The next major support sits in the $50K-$52K region, followed by the longer-term cycle support around $38.5K. For bulls, reclaiming $65.9K remains the first major objective before targeting the moving averages overhead.

Despite the recent weakness, derivatives positioning suggests traders should not become overly bearish.

Current liquidation data shows approximately $13 billion in short positions sitting between current prices and $74K, while cumulative short liquidations rise to nearly $25 billion below the $100K level.

Should macro conditions improve or geopolitical tensions ease, those short positions could become powerful fuel for a sharp short squeeze.

ALTCOINS TO WATCH

JTO continues outperforming the broader market and is now testing the $0.75-$0.76 order block after reclaiming both its 50 and 100-period moving averages. A breakout above this resistance would likely trigger a move toward the previous swing high near $0.88.
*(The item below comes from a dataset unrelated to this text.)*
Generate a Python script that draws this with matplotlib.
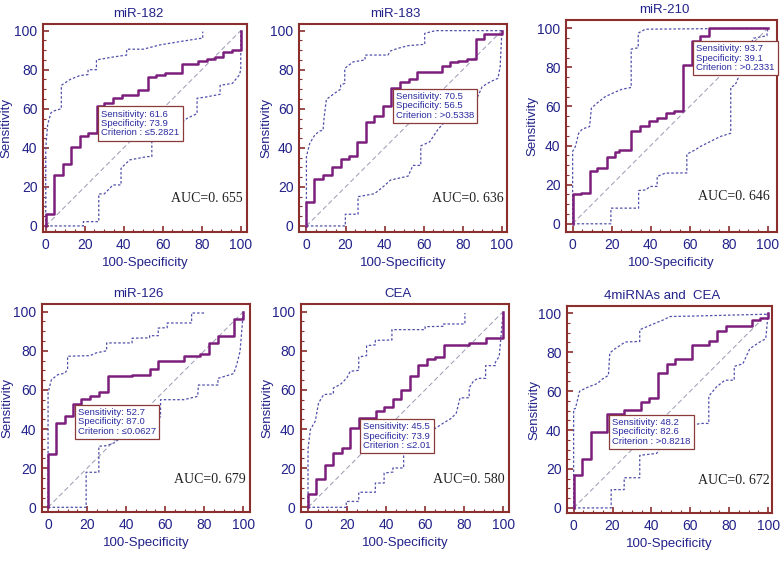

If rejected, the first pullback support sits near $0.69, followed by $0.66.

APE has recovered strongly and is now challenging the important $0.152 resistance level. A breakout would expose the next targets around $0.169 and $0.188.

Failure to break higher would likely result in a retest of support near $0.135.

PIPPIN continues defending the critical $0.0153 support level while consolidating around its key moving averages.

As long as support holds, buyers remain positioned for another attempt toward $0.0175 resistance.

INJ has produced its strongest recovery in weeks after defending the $4.12 support zone.

The next challenges sit at the 50-period moving average near $4.77 and the 100-period moving average near $5.06. Reclaiming both would significantly improve the technical outlook.

SOL continues holding above the major $61.6 support zone.However, the broader trend remains under pressure while price trades below the 50-period moving average near $78 and the 100-period moving average near $81.5.

Reclaiming the $75-$78 region would strengthen the recovery and expose the next upside target near $97.